Nigeria is said to be spending about N750 billion on the importation of pencils annually. The agency of the Federal Ministry of Science and Technology (FMST) said that apart from production, it can also transfer the technology to interested local firms.
All the machineries we require have arrived,” Onuoha told LEADERSHIP in a telephone interview. “The physical structure where the production will take place is in place.
We are waiting for the Chinese to commence installation by the middle of January after which we will commission the plant which has capacity for 15million units of pencils annually.”
Apart from the imported machines, raw materials for this project will be sourced locally. Graphite will be sourced from Mambilla Plateau while industrial grade clay for the pencil production is available in Plateau, Taraba, Kaduna, Niger, Adamawa and Cross River states. Wood will also be sourced locally.
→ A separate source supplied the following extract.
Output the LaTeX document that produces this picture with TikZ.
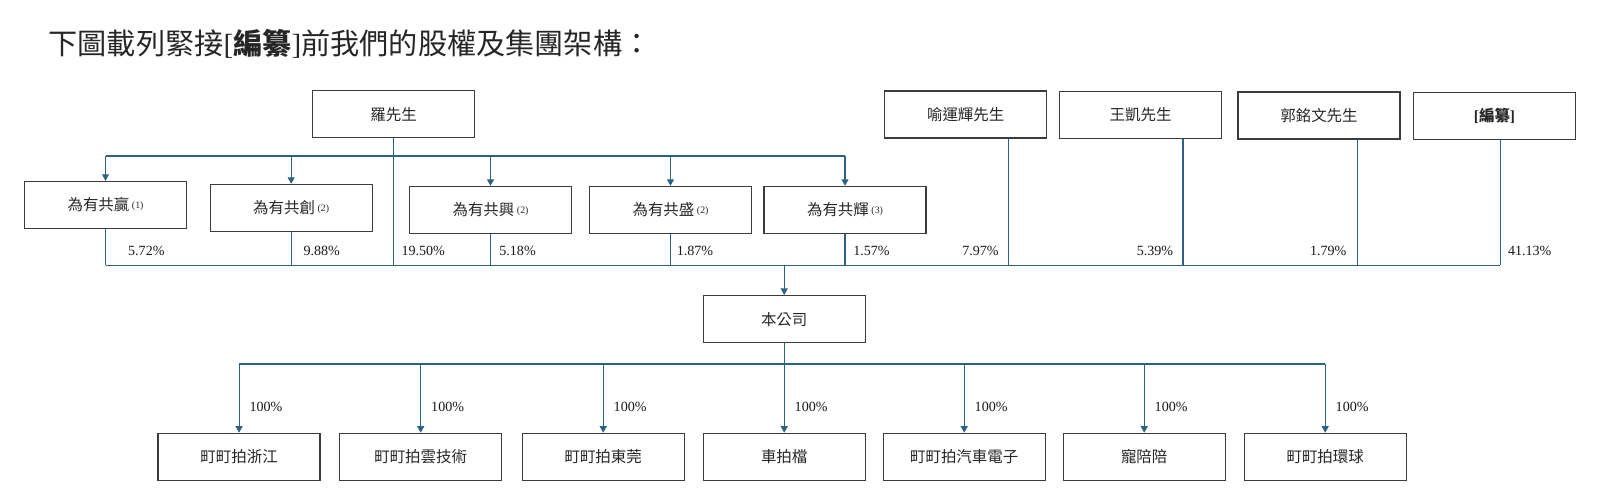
\documentclass[tikz,border=0pt]{standalone}
\usepackage{fontspec}
\setmainfont{Liberation Serif}
\newfontfamily\cjk{Noto Sans CJK TC}
\usetikzlibrary{arrows.meta}
\definecolor{orgblue}{RGB}{46, 98, 132}
\definecolor{orggray}{RGB}{60, 60, 60}
\newcommand{\fnref}[1]{{\rmfamily\fontsize{2.8}{3}\selectfont\raisebox{0.45ex}{(#1)}}}

\begin{document}
\begin{tikzpicture}[
  entity/.style={draw=orggray, line width=0.4pt, minimum width=1.62cm, minimum height=0.47cm, inner sep=0pt, text=black!85, font=\cjk\fontsize{4.4}{5}\selectfont},
  pct/.style={inner sep=0pt, text=black!90, font=\fontsize{4}{5}\selectfont},
  link/.style={orgblue, line width=0.3pt},
  feed/.style={link, -{Triangle[length=0.065cm, width=0.07cm]}}]
  \useasboundingbox (0,0) rectangle (15.99,-5);
  \node[anchor=west, inner sep=0pt, text=black!85, font=\cjk\fontsize{8.3}{9}\selectfont] (title) at (0.479,-0.439)
    {下圖載列緊接{\rmfamily[}{\bfseries 編纂}{\rmfamily]}前我們的股權及集團架構：};
  % shareholders
  \node[entity] (luo) at (3.936,-1.142) {羅先生};
  \node[entity] (yu) at (9.657,-1.147) {喻運輝先生};
  \node[entity] (wang) at (11.406,-1.150) {王凱先生};
  \node[entity] (guo) at (13.190,-1.157) {郭銘文先生};
  \node[entity, font=\cjk\bfseries\fontsize{4.4}{5}\selectfont] (bz) at (14.945,-1.163) {{\rmfamily[}編纂{\rmfamily]}};
  \node[entity] (ying) at (1.055,-2.050) {為有共贏\,\fnref{1}};
  \node[entity] (chuang) at (2.912,-2.080) {為有共創\,\fnref{2}};
  \node[entity] (xing) at (4.905,-2.100) {為有共興\,\fnref{2}};
  \node[entity] (sheng) at (6.705,-2.100) {為有共盛\,\fnref{2}};
  \node[entity] (hui) at (8.450,-2.100) {為有共輝\,\fnref{3}};
  % company and subsidiaries
  \node[entity] (co) at (7.842,-3.192) {本公司};
  \node[entity] (zj) at (2.391,-4.569) {町町拍浙江};
  \node[entity] (yun) at (4.207,-4.569) {町町拍雲技術};
  \node[entity] (dg) at (6.032,-4.569) {町町拍東莞};
  \node[entity] (cpd) at (7.842,-4.569) {車拍檔};
  \node[entity] (qc) at (9.642,-4.569) {町町拍汽車電子};
  \node[entity] (cpp) at (11.442,-4.569) {寵陪陪};
  \node[entity] (hq) at (13.252,-4.569) {町町拍環球};

  \coordinate (topbus) at (0,-1.56);
  \coordinate (lowbus) at (0,-2.651);
  \coordinate (pctrow) at (0,-2.509);
  \coordinate (subbus) at (0,-3.64);
  \coordinate (yudrop) at ([xshift=0.429cm]yu.south);
  \coordinate (wangdrop) at ([xshift=0.424cm]wang.south);
  \coordinate (guodrop) at ([xshift=0.384cm]guo.south);
  \coordinate (bzdrop) at ([xshift=0.056cm]bz.south);

  % Mr Luo to the partnerships
  \draw[link] (ying.north |- topbus) -- (hui.north |- topbus);
  \foreach \n in {ying, chuang, xing, sheng, hui}
    \draw[feed] (\n.north |- topbus) -- (\n.north);
  % holdings in the company
  \draw[link] (luo.south) -- (luo.south |- lowbus);
  \foreach \n in {ying, chuang, xing, sheng, hui}
    \draw[link] (\n.south) -- (\n.south |- lowbus);
  \foreach \n in {yudrop, wangdrop, guodrop, bzdrop}
    \draw[link] (\n) -- (\n |- lowbus);
  \draw[link] (ying.south |- lowbus) -- (bzdrop |- lowbus);
  \draw[feed] (lowbus -| co.north) -- (co.north);
  \foreach \n/\dx/\v in {ying/0.22/5.72, chuang/0.117/9.88, luo/0.072/19.50, xing/0.082/5.18, sheng/0.056/1.87, hui/0.076/1.57, bzdrop/0.072/41.13}
    \node[pct, anchor=west, xshift=\dx cm] at (\n |- pctrow) {\v\%};
  \foreach \n/\dx/\v in {yudrop/0.092/7.97, wangdrop/0.092/5.39, guodrop/0.103/1.79}
    \node[pct, anchor=east, xshift=-\dx cm] at (\n |- pctrow) {\v\%};
  % subsidiaries
  \draw[link] (co.south) -- (co.south |- subbus);
  \draw[link] (zj.north |- subbus) -- (hq.north |- subbus);
  \foreach \n in {zj, yun, dg, cpd, qc, cpp, hq}
    \draw[feed] (\n.north |- subbus) -- (\n.north) node[pct, anchor=west, pos=0.62, xshift=0.1cm] {100\%};
\end{tikzpicture}
\end{document}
The Institute has progressed in the process as it has not only located, discovered and collected the graphite and clay deposits and pencil wood in the country but has evaluated basic local raw materials properties through chemical analysis (a data bank) of local clays suitable for pencils.
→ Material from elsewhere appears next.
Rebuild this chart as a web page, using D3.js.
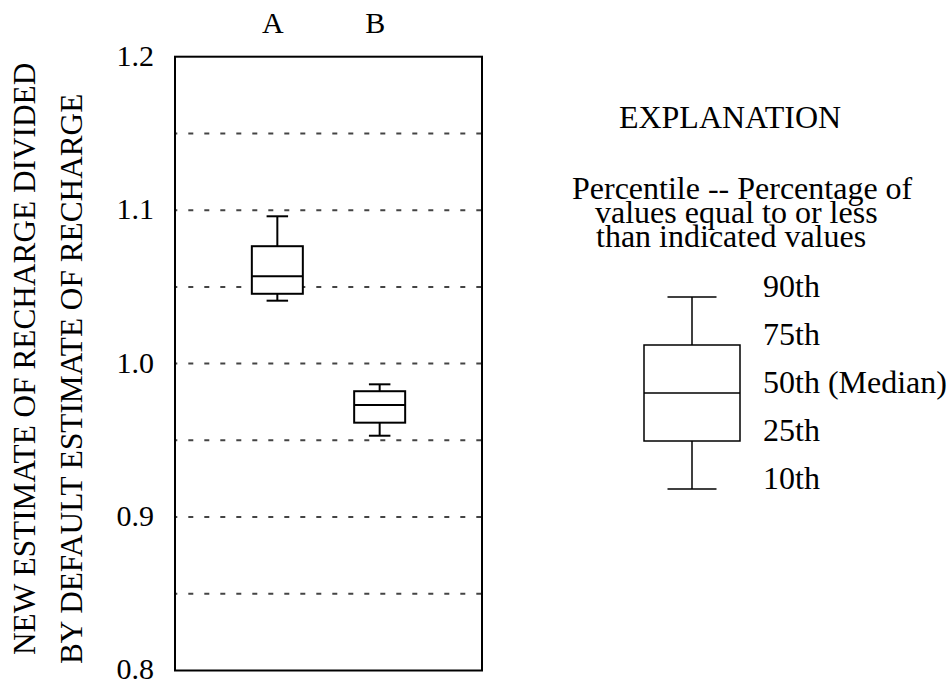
<!DOCTYPE html>
<html>
<head>
<meta charset="utf-8">
<script src="https://cdn.jsdelivr.net/npm/d3@7"></script>
<style>
  html, body { margin: 0; padding: 0; background: #fff; }
  svg text { font-family: 'Liberation Serif', 'Times New Roman', Tinos, 'DejaVu Serif', serif; fill: #000; }
</style>
</head>
<body>
<svg id="chart" width="952" height="684"></svg>
<script>
// ---- data ----
const categories = ["A", "B"];
const p10 = [1.041, 0.953];
const p25 = [1.0455, 0.9615];
const p50 = [1.057, 0.973];
const p75 = [1.0765, 0.982];
const p90 = [1.096, 0.9865];

const yTicks = [0.8, 0.9, 1.0, 1.1, 1.2];
const yTickLabels = ["0.8", "0.9", "1.0", "1.1", "1.2"];
const gridValues = [0.85, 0.9, 0.95, 1.0, 1.05, 1.1, 1.15];

const yTitleLines = ["NEW ESTIMATE OF RECHARGE DIVIDED", "BY DEFAULT ESTIMATE OF RECHARGE"];
const legendTitle = "EXPLANATION";
const legendCaption = ["Percentile -- Percentage of", "values equal to or less", "than indicated values"];
const legendLabels = ["90th", "75th", "50th (Median)", "25th", "10th"];

// ---- layout ----
const svg = d3.select("#chart");
const plot = { left: 175, right: 482, top: 56.7, bottom: 670.5 };
const FS = 30, FS_LEG = 32, FS_TITLE = 31.3;
const SERIF = "'Liberation Serif', 'Times New Roman', Tinos, 'DejaVu Serif', serif";

const x = d3.scalePoint().domain(categories).range([plot.left, plot.right]).padding(1);
const y = d3.scaleLinear().domain([0.8, 1.2]).range([plot.bottom, plot.top]);

// gridlines
svg.append("g").selectAll("line").data(gridValues).join("line")
  .attr("x1", plot.left).attr("x2", plot.right)
  .attr("y1", d => y(d)).attr("y2", d => y(d))
  .attr("stroke", "#444").attr("stroke-width", 2)
  .attr("stroke-dasharray", "5,11").attr("stroke-dashoffset", 2.7);

// frame
svg.append("rect")
  .attr("x", plot.left).attr("y", plot.top)
  .attr("width", plot.right - plot.left).attr("height", plot.bottom - plot.top)
  .attr("fill", "none").attr("stroke", "#000").attr("stroke-width", 2);

// y tick labels
const yAxis = d3.axisLeft(y).tickValues(yTicks)
  .tickFormat((d, i) => yTickLabels[i]).tickSize(0).tickPadding(21);
const ya = svg.append("g").attr("transform", `translate(${plot.left},0)`).call(yAxis)
  .attr("font-family", SERIF).attr("font-size", FS);
ya.select(".domain").remove();
ya.selectAll("text").attr("dy", "0.28em");

// top category labels
const xAxis = d3.axisTop(x).tickSize(0).tickPadding(24);
const xa = svg.append("g").attr("transform", `translate(-5,${plot.top})`).call(xAxis)
  .attr("font-family", SERIF).attr("font-size", FS);
xa.select(".domain").remove();

// boxes
const boxW = 51, capW = 21.5;
const rows = categories.map((c, i) => ({ c, p10: p10[i], p25: p25[i], p50: p50[i], p75: p75[i], p90: p90[i] }));
const g = svg.append("g").attr("stroke", "#000").attr("stroke-width", 2).attr("fill", "none");
const bx = g.selectAll("g").data(rows).join("g");
bx.append("line").attr("x1", d => x(d.c)).attr("x2", d => x(d.c)).attr("y1", d => y(d.p90)).attr("y2", d => y(d.p75));
bx.append("line").attr("x1", d => x(d.c)).attr("x2", d => x(d.c)).attr("y1", d => y(d.p25)).attr("y2", d => y(d.p10));
bx.append("line").attr("x1", d => x(d.c) - capW / 2).attr("x2", d => x(d.c) + capW / 2).attr("y1", d => y(d.p90)).attr("y2", d => y(d.p90));
bx.append("line").attr("x1", d => x(d.c) - capW / 2).attr("x2", d => x(d.c) + capW / 2).attr("y1", d => y(d.p10)).attr("y2", d => y(d.p10));
bx.append("rect").attr("x", d => x(d.c) - boxW / 2).attr("width", boxW)
  .attr("y", d => y(d.p75)).attr("height", d => y(d.p25) - y(d.p75)).attr("fill", "#fff");
bx.append("line").attr("x1", d => x(d.c) - boxW / 2).attr("x2", d => x(d.c) + boxW / 2).attr("y1", d => y(d.p50)).attr("y2", d => y(d.p50));

// y axis title (rotated)
const titleX = [35, 82];
const titleStart = [655, 664];
yTitleLines.forEach((t, i) => {
  svg.append("text")
    .attr("transform", `translate(${titleX[i]},${titleStart[i]}) rotate(-90)`)
    .attr("text-anchor", "start").attr("font-family", SERIF).attr("font-size", FS_TITLE).text(t);
});

// legend
const lg = svg.append("g").attr("font-family", SERIF).attr("font-size", FS_LEG);
lg.append("text").attr("x", 730).attr("y", 128).attr("text-anchor", "middle").text(legendTitle);
const capX = [572, 595, 596];
const capY = d3.scalePoint().domain(legendCaption).range([199, 247]);
lg.selectAll("text.cap").data(legendCaption).join("text").attr("class", "cap")
  .attr("x", (d, i) => capX[i]).attr("y", d => capY(d)).attr("text-anchor", "start")
  .text(d => d);

const ly = d3.scalePoint().domain(legendLabels).range([297, 489]);
const lcx = 692, lBoxW = 96, lCapW = 49;
const lb = lg.append("g").attr("stroke", "#000").attr("stroke-width", 1.5).attr("fill", "none");
lb.append("line").attr("x1", lcx).attr("x2", lcx).attr("y1", ly(legendLabels[0])).attr("y2", ly(legendLabels[1]));
lb.append("line").attr("x1", lcx).attr("x2", lcx).attr("y1", ly(legendLabels[3])).attr("y2", ly(legendLabels[4]));
lb.append("line").attr("x1", lcx - lCapW / 2).attr("x2", lcx + lCapW / 2).attr("y1", ly(legendLabels[0])).attr("y2", ly(legendLabels[0]));
lb.append("line").attr("x1", lcx - lCapW / 2).attr("x2", lcx + lCapW / 2).attr("y1", ly(legendLabels[4])).attr("y2", ly(legendLabels[4]));
lb.append("rect").attr("x", lcx - lBoxW / 2).attr("width", lBoxW)
  .attr("y", ly(legendLabels[1])).attr("height", ly(legendLabels[3]) - ly(legendLabels[1]));
lb.append("line").attr("x1", lcx - lBoxW / 2).attr("x2", lcx + lBoxW / 2).attr("y1", ly(legendLabels[2])).attr("y2", ly(legendLabels[2]));

lg.selectAll("text.pl").data(legendLabels).join("text").attr("class", "pl")
  .attr("x", 763).attr("y", d => ly(d)).text(d => d);
</script>
</body>
</html>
It has developed an innovative beneficiation process suitable to the peculiarity of Nigerian graphite ores, yielding up to 98.8 percent fixed carbon on laboratory scale, produced designs for pencil moulds and extrusion facilities and done projection of some demonstrable sample pencils - HB and 2B.
Underscoring the relevance of the project to economic development, Onuoha therefore asserted that there is a dearth of school pencils (2B and HB) for the implementation of most of the educational programmes of the states and Federal Governments such as the Universal Basic Education (UBE) for primary schools, and MDG number 2 whose target is that, by 2015, children everywhere in Nigeria will be able to complete the full course of primary schooling.
All school pencils are imported, causing capital flight and industrial underdevelopment. Domestication of school pencil production technologies to encourage local raw materials exploitation and encouragement of entrepreneurship and support for sustainable school pencils and crucible pots technologies is a step in the right direction.
“In other words, it we are encouraging Small and Medium Scale Enterprises (SMEs) in the manufacture of pencils, and invariably creation of employment opportunities,” the DG said.